3 - Não custa então entender a Movimentação NEOLIBERAL que se dá - a ferro e fogo - nos anos 70. E será precisamente no CHILE de PINOCHET que ela irá ter o seu primeiro TESTE de VIDA.
É claro que uma MOVIMENTAÇÃO deste calibre que "mexe" com todo um IMPÉRIO MUNDIAL é OBRA de ENVERGADURA. E pedindo de empréstimo a Churchill de modo a caracterizá-lo, há que falar em "SANGUE, SUOR e LÁGRIMAS".
O CHILE ainda vai ter muito que revelar. E os "Democratas ocidentais" carpirem muitas lágrimas de crocodilo.

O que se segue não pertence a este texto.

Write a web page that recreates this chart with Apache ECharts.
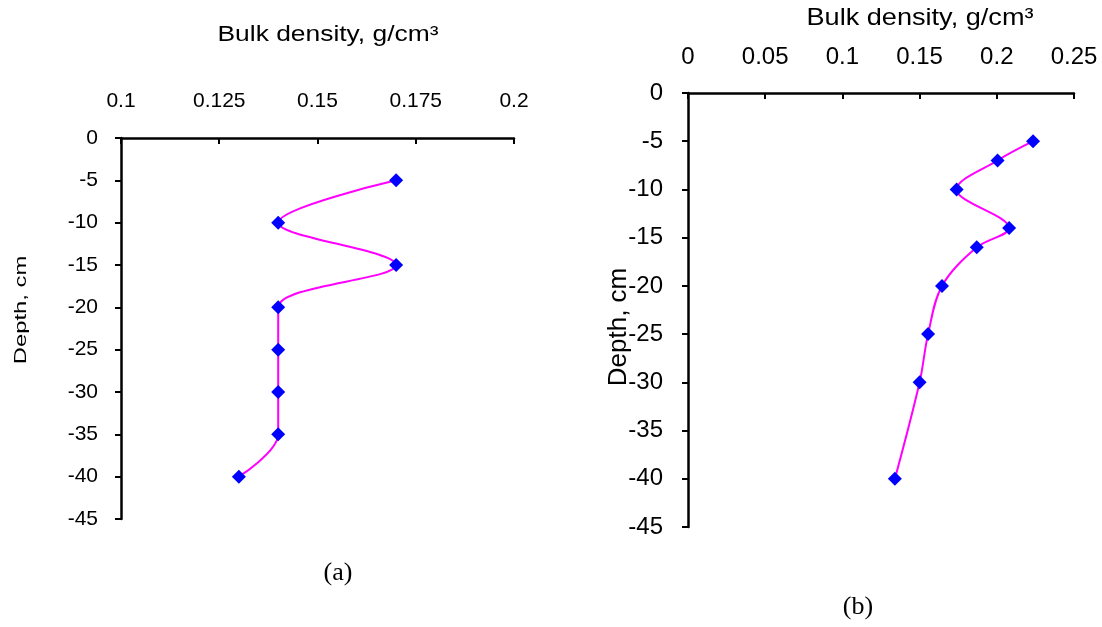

(1) - Nascida Portuguesa da Anadia, a ilustre autora e professora de Economia Política MARIA da CONCEIÇÃO TAVARES, naturalizada Brasileira e perseguida pelo fascismo de Salazar, faz parte deste conjunto de intelectuais de vanguarda Latino-Americanos. Contudo, ela própria e sua obra ainda não tiveram, entre nós, as honras que lhe são devidas enquanto por aí andam borra-botas a massacrar a cabeça ao Tuga. Talvez isto ajude a perceber a pobreza intelectual e sectária de quem vem governando este pobre e analfabeto País.